Hurst has said he believes cities are installing more traffic cameras not to increase public safety but to make money. He’s concerned they might even try to shorten the length of yellow lights to catch more red-light runners and increase profits. “It’s like crack cocaine for cities,” Hurst said. “They get this revenue, and all of a sudden it’s ‘How can we get more?’ ”
That’s not been the experience in South Sound.
Lacey officials started cautiously. They first studied a number of intersections with heavy traffic volumes.
What they found was sobering. In a pilot project in November and December 2005, traffic cameras caught 142 violators during the course of five days — an average of three an hour. Think of the potential for accidents with three motorists blowing through red lights every hour.
After a warning period, Lacey police started using the cameras for enforcement. The cameras catch the infractions and after a review, police issue a $124 citation. Former Mayor Graeme Sackrison made it clear at the time the city installed the cameras that they were being put in place to improve public safety and reduce serious accidents — not as a revenue source for the city. The city’s net revenue was $189,000 between May 2008 and May 2009.
Last summer, Lacey police did a follow-up study. They found fewer collisions at the intersection of Pacific and Sleater- 0Kinney and also fewer motorists running the light.
“We’re writing less tickets,” said Lacey police Lt. Chris Ward. “We’re having less collisions. What it shows is that the actual dangerous behavior of running lights is being curbed. People are starting to get it, and we’re very happy.”
That’s been the experience in Puyallup, too, which saw a 52 percent reduction in red-light runners once the cameras were turned on in May 2008.

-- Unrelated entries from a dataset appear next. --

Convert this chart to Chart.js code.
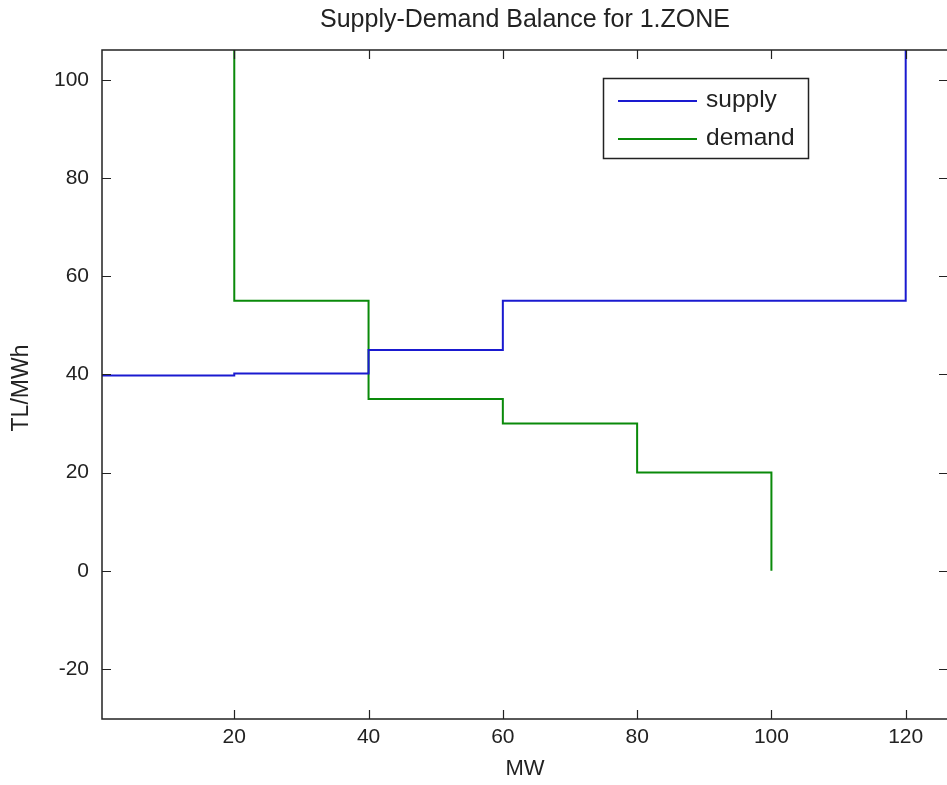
<!DOCTYPE html>
<html>
<head>
<meta charset="utf-8">
<script src="https://cdn.jsdelivr.net/npm/chart.js@4/dist/chart.umd.min.js"></script>
<style>
  html,body{margin:0;padding:0;background:#fff;overflow:hidden;}
  #wrap{width:950px;height:785px;}
</style>
</head>
<body>
<div id="wrap"><canvas id="c" width="950" height="785"></canvas></div>
<script>
// Data
const titleText='Supply-Demand Balance for 1.ZONE';
const xLabel='MW', yLabel='TL/MWh';
const seriesNames=['supply','demand'];
const supplyX=[0,20,20,40,40,60,60,120,120];
const supplyY=[39.8,39.8,40.2,40.2,45,45,55,55,130];
const demandX=[20,20,40,40,60,60,80,80,100,100];
const demandY=[130,55,55,35,35,30,30,20,20,0];
const xTicks=[20,40,60,80,100,120];
const yTicks=[-20,0,20,40,60,80,100];

const BLUE='#1a1ad0', GREEN='#0a8a0a';
const FONT='"Liberation Sans", Arial, sans-serif';
const pts=(xs,ys)=>xs.map((x,i)=>({x,y:ys[i]}));

// frame, inward ticks, title, axis labels, legend
const matlabLook={
  id:'matlabLook',
  beforeDraw(ch){
    const c=ch.ctx; c.save(); c.fillStyle='#fff'; c.fillRect(0,0,ch.width,ch.height); c.restore();
  },
  afterDatasetsDraw(ch){
    const c=ch.ctx, a=ch.chartArea, xs=ch.scales.x, ys=ch.scales.y, tl=9;
    c.save();
    c.strokeStyle='#222'; c.lineWidth=1.5;
    c.strokeRect(a.left,a.top,a.right-a.left,a.bottom-a.top);
    c.beginPath();
    xs.ticks.forEach(t=>{const px=Math.round(xs.getPixelForValue(t.value))+0.5;
      c.moveTo(px,a.bottom); c.lineTo(px,a.bottom-tl);
      c.moveTo(px,a.top); c.lineTo(px,a.top+tl);});
    ys.ticks.forEach(t=>{const py=Math.round(ys.getPixelForValue(t.value))+0.5;
      c.moveTo(a.left,py); c.lineTo(a.left+tl,py);
      c.moveTo(a.right,py); c.lineTo(a.right-tl,py);});
    c.lineWidth=1.2; c.stroke();

    c.fillStyle='#222'; c.textAlign='center'; c.textBaseline='middle';
    c.font='25px '+FONT;
    c.fillText(titleText,(a.left+a.right)/2,20);
    c.font='22px '+FONT;
    c.fillText(xLabel,(a.left+a.right)/2,769);
    c.font='23px '+FONT;
    c.save(); c.translate(22,388); c.rotate(-Math.PI/2);
    c.fillText(yLabel,0,0); c.restore();

    // legend
    const lx=603, ly=78, lw=205, lh=80;
    c.fillStyle='#fff'; c.fillRect(lx,ly,lw,lh);
    c.strokeStyle='#222'; c.lineWidth=1.5; c.strokeRect(lx+0.5,ly+0.5,lw,lh);
    const cols=[BLUE,GREEN], rows=[101,139];
    c.font='24.5px '+FONT; c.textAlign='left';
    seriesNames.forEach((n,i)=>{
      c.strokeStyle=cols[i]; c.lineWidth=2;
      c.beginPath(); c.moveTo(618,rows[i]); c.lineTo(697,rows[i]); c.stroke();
      c.fillStyle='#222'; c.fillText(n,706,rows[i]-1);
    });
    c.restore();
  }
};

new Chart(document.getElementById('c'),{
  type:'scatter',
  data:{datasets:[
    {label:seriesNames[0],data:pts(supplyX,supplyY),showLine:true,borderColor:BLUE,borderWidth:2,pointRadius:0,fill:false},
    {label:seriesNames[1],data:pts(demandX,demandY),showLine:true,borderColor:GREEN,borderWidth:2,pointRadius:0,fill:false}
  ]},
  options:{
    responsive:false,animation:false,
    layout:{padding:{top:50,right:2,left:0,bottom:0}},
    plugins:{legend:{display:false},title:{display:false},tooltip:{enabled:false}},
    scales:{
      x:{type:'linear',min:0.3,max:126.3,
        afterBuildTicks:s=>{s.ticks=xTicks.map(v=>({value:v}));},
        afterFit:s=>{s.height=66;},
        grid:{display:false,drawTicks:false},border:{display:false},
        ticks:{padding:6,color:'#222',font:{family:FONT,size:21},maxRotation:0}},
      y:{type:'linear',min:-30.2,max:106.1,
        afterBuildTicks:s=>{s.ticks=yTicks.map(v=>({value:v}));},
        afterFit:s=>{s.width=102;},
        grid:{display:false,drawTicks:false},border:{display:false},
        ticks:{padding:13,color:'#222',font:{family:FONT,size:21}}}
    }
  },
  plugins:[matlabLook]
});
</script>
</body>
</html>
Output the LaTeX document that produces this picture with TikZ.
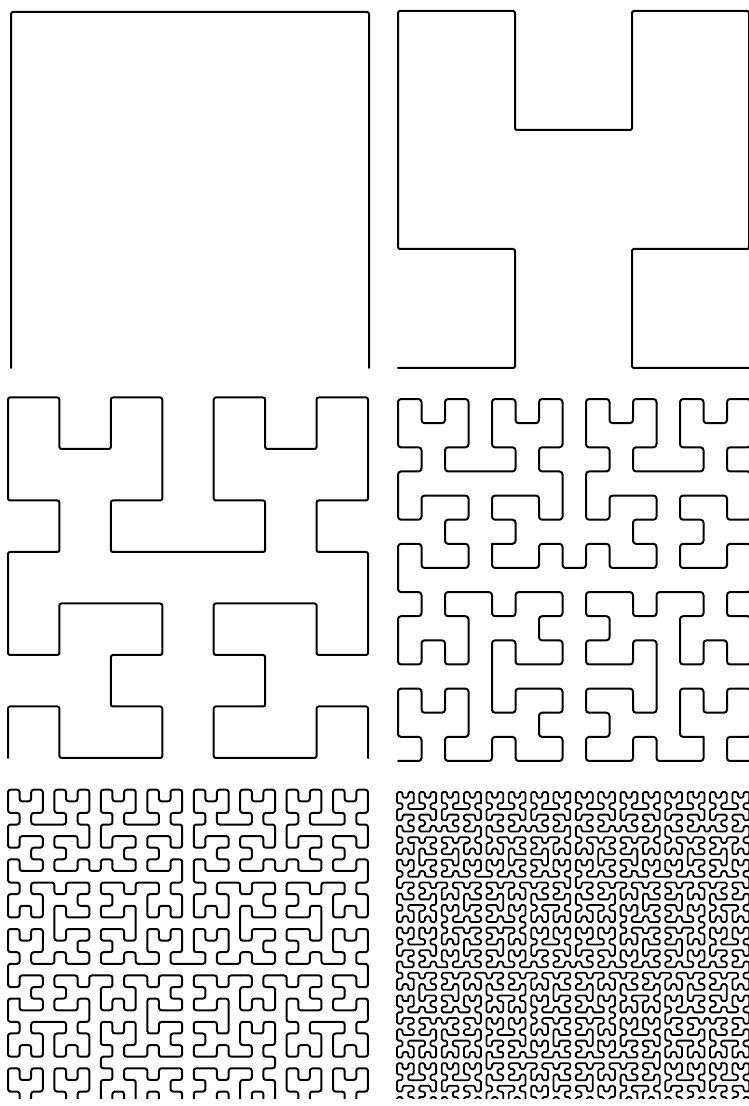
\documentclass[tikz,border=0pt]{standalone}
\makeatletter
\newcount\hdir \newcount\hx \newcount\hy \newcount\hseg
\def\hplus{\global\advance\hdir1 \ifnum\hdir>3 \global\advance\hdir-4 \fi}
\def\hminus{\global\advance\hdir-1 \ifnum\hdir<0 \global\advance\hdir4 \fi}
\def\hfwd{%
  \ifcase\hdir\global\advance\hx1 \or\global\advance\hy1 \or\global\advance\hx-1 \or\global\advance\hy-1 \fi
  \pgfpathlineto{\pgfpointxy{\the\hx}{\the\hy}}%
  \global\advance\hseg1
  \ifnum\hseg>120 \pgfusepath{stroke}\pgfpathmoveto{\pgfpointxy{\the\hx}{\the\hy}}\global\hseg0 \fi}
\def\hA#1{\ifnum#1>0 \expandafter\hAbody\expandafter{\the\numexpr#1-1\relax}\fi}
\def\hB#1{\ifnum#1>0 \expandafter\hBbody\expandafter{\the\numexpr#1-1\relax}\fi}
\def\hAbody#1{\hplus\hB{#1}\hfwd\hminus\hA{#1}\hfwd\hA{#1}\hminus\hfwd\hB{#1}\hplus}
\def\hBbody#1{\hminus\hA{#1}\hfwd\hplus\hB{#1}\hfwd\hB{#1}\hplus\hfwd\hA{#1}\hminus}
\newcommand\hilbcurve[1]{\global\hx0 \global\hy0 \global\hdir0 \global\hseg0
  \pgfpathmoveto{\pgfpointxy{0}{0}}\hA{#1}\pgfusepath{stroke}}
\makeatother
\tikzset{curveline/.style={line width=#1}}
\begin{document}
\begin{tikzpicture}[x=1pt,y=1pt,line cap=round,line join=round]
\useasboundingbox (0,0) rectangle (749,1106);
\clip (0,7) rectangle (749,1106);
% order 1
\begin{scope}[shift={(11,738)},x=358pt,y=356pt,curveline=2pt,rounded corners=1.5pt]
  \hilbcurve{1}
\end{scope}
% order 2
\begin{scope}[shift={(398,738)},x=117pt,y=119pt,curveline=2pt,rounded corners=1.5pt]
  \hilbcurve{2}
\end{scope}
% order 3
\begin{scope}[shift={(8,348)},x=51.43pt,y=51.5pt,curveline=2pt,rounded corners=2pt]
  \hilbcurve{3}
\end{scope}
% order 4
\begin{scope}[shift={(398,345)},x=23.5pt,y=24.13pt,curveline=2pt,rounded corners=3pt]
  \hilbcurve{4}
\end{scope}
% order 5
\begin{scope}[shift={(8,-43.6)},x=11.61pt,y=11.61pt,curveline=2pt,rounded corners=2.5pt]
  \hilbcurve{5}
\end{scope}
% order 6
\begin{scope}[shift={(397,-42)},x=5.59pt,y=5.65pt,curveline=1.8pt,rounded corners=1.5pt]
  \hilbcurve{6}
\end{scope}
\end{tikzpicture}
\end{document}
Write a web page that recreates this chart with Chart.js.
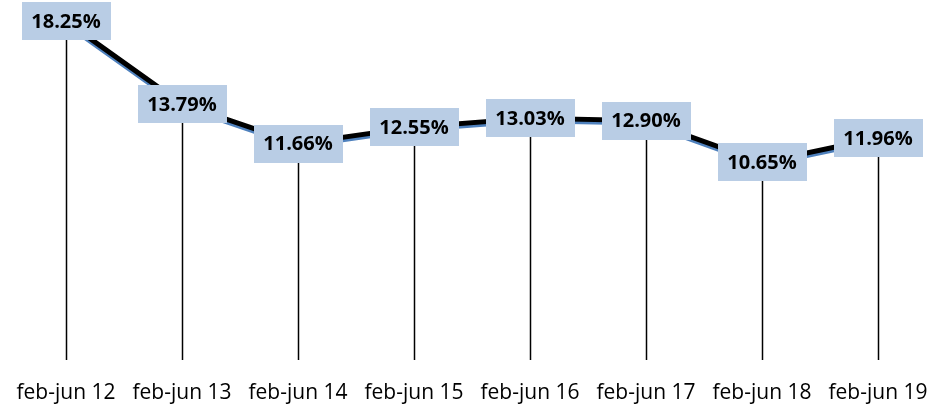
<!DOCTYPE html>
<html>
<head>
<meta charset="utf-8">
<script src="https://cdn.jsdelivr.net/npm/chart.js@4"></script>
<style>
  html, body { margin: 0; padding: 0; background: #fff; }
  #wrap { width: 933px; height: 404px; }
</style>
</head>
<body>
<div id="wrap"><canvas id="myChart"></canvas></div>
<script>
const periodos = ['feb-jun 12', 'feb-jun 13', 'feb-jun 14', 'feb-jun 15', 'feb-jun 16', 'feb-jun 17', 'feb-jun 18', 'feb-jun 19'];
const tasas = [18.25, 13.79, 11.66, 12.55, 13.03, 12.90, 10.65, 11.96];

// lineas verticales desde cada punto hasta abajo
const dropLines = {
    id: 'dropLines',
    beforeDatasetsDraw(chart) {
        const ctx = chart.ctx;
        const meta = chart.getDatasetMeta(0);
        ctx.save();
        ctx.strokeStyle = '#000';
        ctx.lineWidth = 1.5;
        meta.data.forEach(p => {
            const x = Math.round(p.x) + 0.5;
            ctx.beginPath();
            ctx.moveTo(x, p.y);
            ctx.lineTo(x, chart.chartArea.bottom);
            ctx.stroke();
        });
        ctx.restore();
    }
};

// sombra azul de la linea
const lineShadow = {
    id: 'lineShadow',
    beforeDatasetDraw(chart) {
        const ctx = chart.ctx;
        ctx.save();
        ctx.shadowColor = '#4f81bd';
        ctx.shadowOffsetX = 0;
        ctx.shadowOffsetY = 2.5;
        ctx.shadowBlur = 0;
    },
    afterDatasetDraw(chart) {
        chart.ctx.restore();
    }
};

// etiquetas con caja
const boxLabels = {
    id: 'boxLabels',
    afterDatasetsDraw(chart) {
        const ctx = chart.ctx;
        const meta = chart.getDatasetMeta(0);
        ctx.save();
        ctx.font = 'bold 20px "Open Sans"';
        ctx.textAlign = 'center';
        ctx.textBaseline = 'middle';
        meta.data.forEach((p, i) => {
            const txt = tasas[i].toFixed(2) + '%';
            const w = 89, h = 38;
            ctx.fillStyle = '#b9cde5';
            ctx.fillRect(Math.round(p.x - w / 2), Math.round(p.y - h / 2), w, h);
            ctx.fillStyle = '#000';
            ctx.fillText(txt, p.x, p.y + 1);
        });
        ctx.restore();
    }
};

const ctx = document.getElementById('myChart');

new Chart(ctx, {
    type: 'line',
    data: {
        labels: periodos,
        datasets: [
            {
                label: 'Tasa',
                data: tasas,
                borderColor: '#000',
                borderWidth: 5,
                pointRadius: 0,
                tension: 0,
                fill: false
            }
        ]
    },
    options: {
        responsive: true,
        maintainAspectRatio: false,
        animation: false,
        layout: {
            padding: { left: 66, right: 55, top: 0, bottom: 0 }
        },
        plugins: {
            legend: { display: false },
            tooltip: { enabled: false }
        },
        scales: {
            x: {
                offset: false,
                grid: { display: false, drawTicks: false },
                border: { display: false },
                ticks: {
                    color: '#000',
                    font: { family: 'Open Sans', size: 21, lineHeight: 1.2 },
                    padding: 20,
                    maxRotation: 0,
                    autoSkip: false
                },
                afterFit(scale) {
                    scale.height = 44;
                    scale.paddingLeft = 0;
                    scale.paddingRight = 0;
                }
            },
            y: {
                display: false,
                min: 0,
                max: 19.4
            }
        }
    },
    plugins: [dropLines, lineShadow, boxLabels]
});
</script>
</body>
</html>
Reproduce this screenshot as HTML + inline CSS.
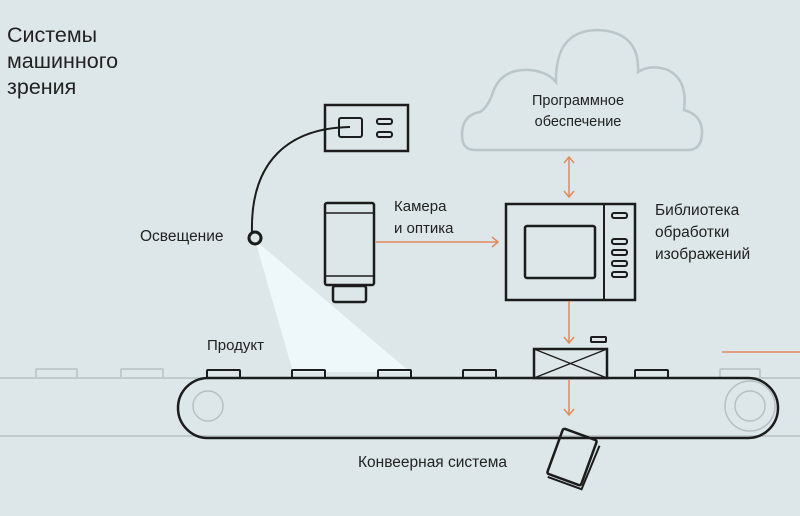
<!DOCTYPE html>
<html><head><meta charset="utf-8"><style>
body{margin:0;background:#dde6e9;}
svg{display:block;}
text{font-family:"Liberation Sans",sans-serif;fill:#222;}
</style></head><body>
<svg width="800" height="516" viewBox="0 0 800 516">
<rect width="800" height="516" fill="#dde6e9"/>
<g stroke="#bfcacd" stroke-width="2" fill="none">
<line x1="0" y1="378" x2="800" y2="378"/>
<line x1="0" y1="436" x2="800" y2="436"/>
<rect x="36" y="369" width="41" height="9" rx="1"/>
<rect x="121" y="369" width="42" height="9" rx="1"/>
<rect x="720" y="369" width="40" height="9" rx="1"/>
</g>
<path d="M475 150 Q462 150 462 135 Q462 115 480 112 Q487 108 492 95 Q500 68 530 70 Q548 72 556 82 Q555 30 598 30 Q640 32 638 72 Q650 64 668 70 Q688 80 684 110 Q702 115 702 132 Q702 150 688 150 Z" fill="none" stroke="#b9c6ca" stroke-width="2.5"/>
<text x="578" y="105" font-size="14.5" text-anchor="middle">Программное</text>
<text x="578" y="126" font-size="14.5" text-anchor="middle">обеспечение</text>
<polygon points="255,240 293,372 410,372" fill="#eef7fa"/>
<text x="7" y="42" font-size="21.5">Системы</text>
<text x="7" y="68" font-size="21.5">машинного</text>
<text x="7" y="94" font-size="21.5">зрения</text>
<g stroke="#1c1c1c" fill="none" stroke-width="2.5">
<rect x="325" y="105" width="83" height="46"/>
<rect x="339" y="118" width="23" height="19" rx="2" stroke-width="2"/>
<rect x="377" y="119" width="15" height="5" rx="2" stroke-width="2"/>
<rect x="377" y="132" width="15" height="5" rx="2" stroke-width="2"/>
<path d="M350 127 C290 128 250 160 252 233" stroke-width="2"/>
<circle cx="255" cy="238" r="6" stroke-width="3"/>
<rect x="325" y="203" width="49" height="82" rx="2"/>
<line x1="325" y1="213" x2="374" y2="213" stroke-width="1.5"/>
<line x1="325" y1="276" x2="374" y2="276" stroke-width="1.5"/>
<rect x="333" y="286" width="33" height="16" rx="2"/>
<rect x="506" y="204" width="129" height="96"/>
<line x1="604" y1="204" x2="604" y2="300" stroke-width="2"/>
<rect x="525" y="226" width="70" height="52" rx="2"/>
<rect x="612" y="213" width="15" height="5" rx="2" stroke-width="2"/>
<rect x="612" y="239" width="15" height="5" rx="2" stroke-width="2"/>
<rect x="612" y="250" width="15" height="5" rx="2" stroke-width="2"/>
<rect x="612" y="261" width="15" height="5" rx="2" stroke-width="2"/>
<rect x="612" y="272" width="15" height="5" rx="2" stroke-width="2"/>
<rect x="178" y="378" width="600" height="60" rx="30"/>
<rect x="207" y="370" width="33" height="8" rx="1" stroke-width="2"/>
<rect x="292" y="370" width="33" height="8" rx="1" stroke-width="2"/>
<rect x="378" y="370" width="33" height="8" rx="1" stroke-width="2"/>
<rect x="463" y="370" width="33" height="8" rx="1" stroke-width="2"/>
<rect x="635" y="370" width="33" height="8" rx="1" stroke-width="2"/>
<rect x="534" y="349" width="73" height="29"/>
<path d="M534 349 L607 378 M607 349 L534 378" stroke-width="1.3"/>
<rect x="591" y="337" width="15" height="5" rx="1" stroke-width="2"/>
<g transform="translate(572,457) rotate(20)">
<rect x="-18" y="-24" width="36" height="48" rx="2" stroke-width="2.5"/>
<path d="M-16 27 L20 27 L22 -20" stroke-width="2"/>
</g>
</g>
<g stroke="#b4c0c4" fill="none" stroke-width="1.5">
<circle cx="208" cy="406" r="15"/>
<circle cx="750" cy="406" r="15"/>
<circle cx="750" cy="406" r="25"/>
</g>
<g stroke="#e08a5c" stroke-width="1.5" fill="none">
<line x1="376" y1="242" x2="498" y2="242"/>
<path d="M492 237 L498 242 L492 247"/>
<line x1="569" y1="158" x2="569" y2="196"/>
<path d="M564 163 L569 157 L574 163 M564 191 L569 197 L574 191"/>
<line x1="569" y1="301" x2="569" y2="342"/>
<path d="M564 337 L569 343 L574 337"/>
<line x1="569" y1="380" x2="569" y2="414"/>
<path d="M564 409 L569 415 L574 409"/>
<line x1="722" y1="352" x2="800" y2="352"/>
</g>
<text x="140" y="241" font-size="15.5">Освещение</text>
<text x="394" y="211" font-size="15">Камера</text>
<text x="394" y="233" font-size="15">и оптика</text>
<text x="655" y="215" font-size="15.5">Библиотека</text>
<text x="655" y="237" font-size="15.5">обработки</text>
<text x="655" y="259" font-size="15.5">изображений</text>
<text x="207" y="350" font-size="15">Продукт</text>
<text x="358" y="467" font-size="15.5">Конвеерная система</text>
</svg>
</body></html>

While there’s nothing like the humiliation that comes when a driver is pulled over by a police officer for breaking the law, given the positive experience with red-light cameras in Lacey, the City Council voted last August to extend its contract for red-light cameras for three years.
Now come the two lawmakers with proposed changes to state law.
A bill proposed by Rep. Hurst would reduce the maximum fine associated with photo violations to $25, while Sen. Kastama’s bill would make the fines equal to the cost of an average parking ticket — in the neighborhood of $50. Hurst’s bill also would require all photo- enforced intersections to have yellow lights that last four seconds.
Lengthening the yellow light might encourage more motorists to step on the gas pedal instead of the brake.
And lowering the fines might well lead to more reckless driving and red-light infractions because the consequences wouldn’t be as severe. Also, city officials say they wouldn’t be able to cover the cost of maintaining a photo enforcement program with such small fines.
There’s no evidence that cities are misusing their red-light enforcement tool. And if — as in the case of Lacey and Puyallup — it leads to fewer collisions and fewer infractions, then that’s a public safety improvement that state lawmakers should welcome not seek to change.